Все циклично. Пройдет поколение-другое, и правнуки тех, кто сейчас носит национальное платье, чтобы получить доллар от туриста, станут носить его, чтобы показать свою культуру. Например, много белорусов заговорили на белорусском после того, как эмигрировали в Варшаву.
— Сейчас путешествия нам продают так же, как одежду. Даже хитрее. Маркетологи придумали этот заход: мол, не траться на вещи, траться на путешествия.
— Путешествия — это скам. Особенно по турам. Путешествуй внутри своего города. Если это большой город, как Москва, Петербург или Минск, ты получишь не меньше впечатлений. Сними гостиницу в другом районе, поешь в новом ресторане, сходи на экскурсию по местам, где ты не был.

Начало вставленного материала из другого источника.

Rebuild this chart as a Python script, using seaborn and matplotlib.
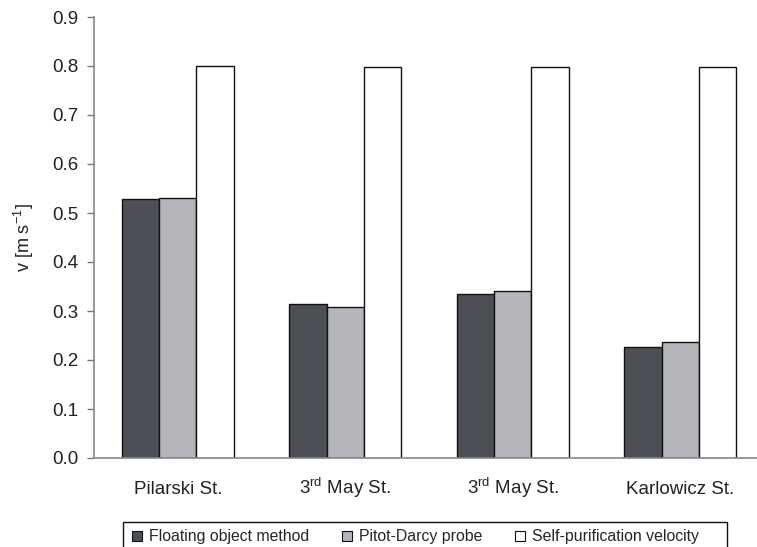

А путешествия, которые нам продают, — это просто еще один способ получить дешевый дофамин.
— Да, но началось все это задолго до нынешнего маркетологического бесовства: вспомни тех же хиппи. Зачем, по-твоему, люди ездили в путешествия в те годы?
— Я думаю, это люди с нерешенными психологическими проблемами. Не зря же возник миф, что в путешествия уезжают, чтобы найти себя. Это люди, которые не готовы принять, что они такие же, как все остальные. И в особенности это касается тех, кто ехал на ту же тропу хиппи.
Мне кажется, нужна невероятная смелость, чтобы спокойно и без ***** [выпендрежа] прожить обычную жизнь. Мы же все считаем, что мы особенные. Я и сам такой, не хочу принимать обычную жизнь, мне скучно.
— Не стали ли путешествия привилегией белого человека? Мы же не видим столько туристов из Африки или Юго-Восточной Азии.
— Я бы не делил по расовому признаку. Все зависит только от благосостояния. Богатые африканцы очень любят ездить в Европу. Но богатых африканцев меньше, чем богатых европейцев. Азиаты тоже любят путешествовать. Но сначала они путешествуют у себя в Азии, а потом уже едут куда-то дальше. Дело не в менталитете или каких-то культурных особенностях. Вопрос только в бабле.
— У тебя нет ощущения, что индустрия путешествий связана с колониальным прошлым? Скажем, во Вьетнаме первый иностранный язык в сфере услуг — это французский, а не английский, потому что к ним едет очень много французов. Англичане тоже активно ездят в свои бывшие колонии, россияне — в Грузию.
— Безусловно, какая-то связь есть. Думаю, люди едут в бывшие колонии, потому что это удобно. Я вот своим родителям говорю слетать хотя бы в Прагу. А они отвечают, мол, как мы поедем, если ни слова на других языках не понимаем. Так и европейцы — едут туда, где удобнее. Если пожилые французы хотят посмотреть что-то азиатское, конечно, они поедут во Вьетнам, потому что там проще с языком. Сами бывшие колонии тоже пытаются подстроиться, для них это источник дохода. Они как та женщина, надевающая традиционное платье. Первое, о чем ты думаешь, — что тебе пожрать? И неважно, продолжение это колониальной политики или нет.
— Есть ли история, которую ты мечтаешь снять, но никак не можешь?
— Да, про то, как я наконец-то покупаю себе дом. Там лес, поле, семья. И все это где-то на белорусской природе. Такая вот невероятная история!